Neither was the full extent of the human rights abuses that result from Australian policy ever honestly acknowledged. Leading up to the forum, Nauru detainees had engaged in mass hunger-strikes, protests, self-harm incidents and suicide attempts.

Yet the strongest description that panellist Dylan Welch, formerly a Fairfax journalist, could make was that they were "a bunch of people ... regardless of the veracity of their claims, who are having a pretty horrible time".

After I tried in the question period to call Logan on his claim to be motivated by respect for refugees' dignity, Welch chose to intervene to congratulate Logan on his presence at the forum, thereby counteracting the criticism and masking Logan's failure to respond.

Welch's decision to offer an unsolicited defence of Immigration's chief publicist rather than to press the crucial question going to the heart of Logan's credibility took only a moment, but it exemplified in miniature something deep about the "liberal" media's role in shaping Australian refugee politics.

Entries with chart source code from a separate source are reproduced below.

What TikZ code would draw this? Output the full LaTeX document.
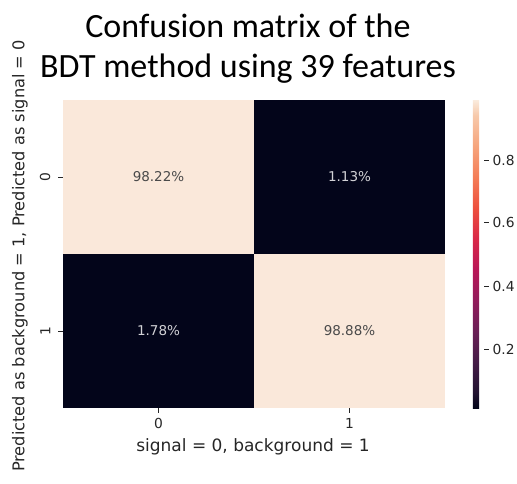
\documentclass[tikz,border=0pt]{standalone}
\usepackage{fontspec}
\setmainfont{DejaVu Sans}
\newfontfamily\titlefont{Carlito}

% rocket colour map
\definecolor{rk0}{HTML}{03051A}
\definecolor{rk1}{HTML}{221331}
\definecolor{rk2}{HTML}{451C47}
\definecolor{rk3}{HTML}{6A1F56}
\definecolor{rk4}{HTML}{921C5B}
\definecolor{rk5}{HTML}{B91657}
\definecolor{rk6}{HTML}{D92847}
\definecolor{rk7}{HTML}{ED503E}
\definecolor{rk8}{HTML}{F47D57}
\definecolor{rk9}{HTML}{F6A47C}
\definecolor{rk10}{HTML}{F7C9AA}
\definecolor{rk11}{HTML}{FAEBDD}
\definecolor{cellhi}{HTML}{FAE8DA}
\definecolor{celllo}{HTML}{03051A}
\definecolor{inkdark}{HTML}{4A4A4A}
\definecolor{inklight}{HTML}{D2D2D6}
\definecolor{axisink}{HTML}{262626}

\pgfdeclareverticalshading{rocket}{20bp}{
    color(0bp)=(rk0); color(25bp)=(rk0);
    color(27.5bp)=(rk1); color(32.5bp)=(rk2); color(37.5bp)=(rk3);
    color(42.5bp)=(rk4); color(47.5bp)=(rk5); color(52.5bp)=(rk6);
    color(57.5bp)=(rk7); color(62.5bp)=(rk8); color(67.5bp)=(rk9);
    color(72.5bp)=(rk10); color(75bp)=(rk11); color(100bp)=(rk11)}

\begin{document}
\begin{tikzpicture}[
            x=1pt, y=-1pt,
            cell/.style={
                rectangle,
                minimum width=191pt,
                minimum height=154pt,
                inner sep=0pt,
                font=\fontsize{13.5}{16}\selectfont
            },
            ticklabel/.style={
                text=axisink,
                inner sep=0pt,
                font=\fontsize{13.8}{16}\selectfont
            },
            axislabel/.style={
                text=axisink,
                inner sep=0pt,
                font=\fontsize{17}{20}\selectfont
            }
        ]
            \useasboundingbox (0,0) rectangle (517,483);

            % title
            \node[font=\titlefont\fontsize{34}{40}\selectfont, anchor=base]
                (title1) at (248,37) {Confusion matrix of the};
            \node[font=\titlefont\fontsize{34}{40}\selectfont, anchor=base]
                (title2) at (248,77) {BDT method using 39 features};

            % heat map
            \node[cell, fill=cellhi, text=inkdark] (c00) at (158.5,177) {98.22\%};
            \node[cell, fill=celllo, text=inklight] (c01) at (349.5,177) {1.13\%};
            \node[cell, fill=celllo, text=inklight] (c10) at (158.5,331) {1.78\%};
            \node[cell, fill=cellhi, text=inkdark] (c11) at (349.5,331) {98.88\%};

            % ticks
            \draw[axisink, line width=0.8pt] (c10.south) -- ++(0,5)
                node[ticklabel, below=5pt] (x0) {0};
            \draw[axisink, line width=0.8pt] (c11.south) -- ++(0,5)
                node[ticklabel, below=5pt] (x1) {1};
            \draw[axisink, line width=0.8pt] (c00.west) -- ++(-5,0)
                node[ticklabel, left=7pt, rotate=90, anchor=south] (y0) {0};
            \draw[axisink, line width=0.8pt] (c10.west) -- ++(-5,0)
                node[ticklabel, left=7pt, rotate=90, anchor=south] (y1) {1};

            \node[axislabel] (xlabel) at (253,447) {signal = 0, background = 1};
            \node[axislabel, font=\fontsize{16.2}{20}\selectfont, rotate=90] (ylabel) at (20,256)
                {Predicted as background = 1, Predicted as signal = 0};

            % colour bar
            \node[rectangle, minimum width=16pt, minimum height=308pt, inner sep=0pt,
                shading=rocket] (cbar) at (476,254) {};
            \foreach \v/\y in {0.8/160, 0.6/222, 0.4/286, 0.2/349} {
                \draw[axisink, line width=0.8pt] (cbar.east |- 0,\y) -- ++(5,0)
                    node[ticklabel, right=3pt] {\v};
            }

        \end{tikzpicture}
\end{document}
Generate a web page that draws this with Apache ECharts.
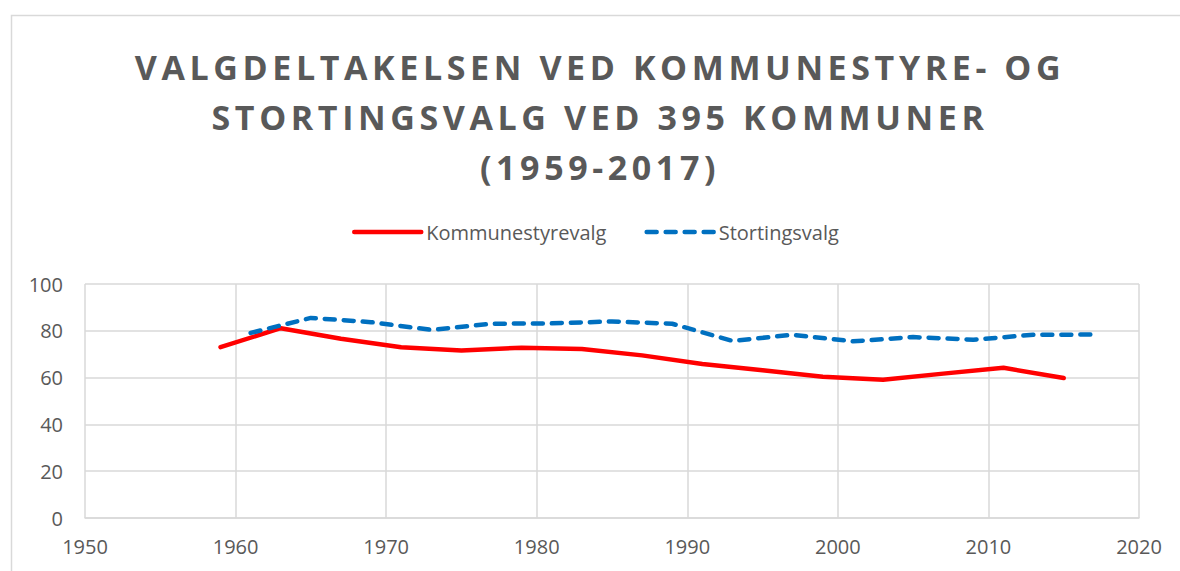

Despite some rare exceptions, none of whom work for mainstream outlets, the overall role of the journalism profession in Australia has been to provide ideological cover to Australia's human rights abuses, by ignoring, minimising, justifying or only offering weak or inessential criticisms of the effects of government policy. History will judge it harshly for its complacency.

On the evidence of November's ACIJ forum, what is lacking, even in supposedly progressive sections of the mainstream media, is any desire to challenge the Gillard Government's lies for what they are. Refugees currently muzzled in detention will have to look elsewhere for relief from the gag tightening around them.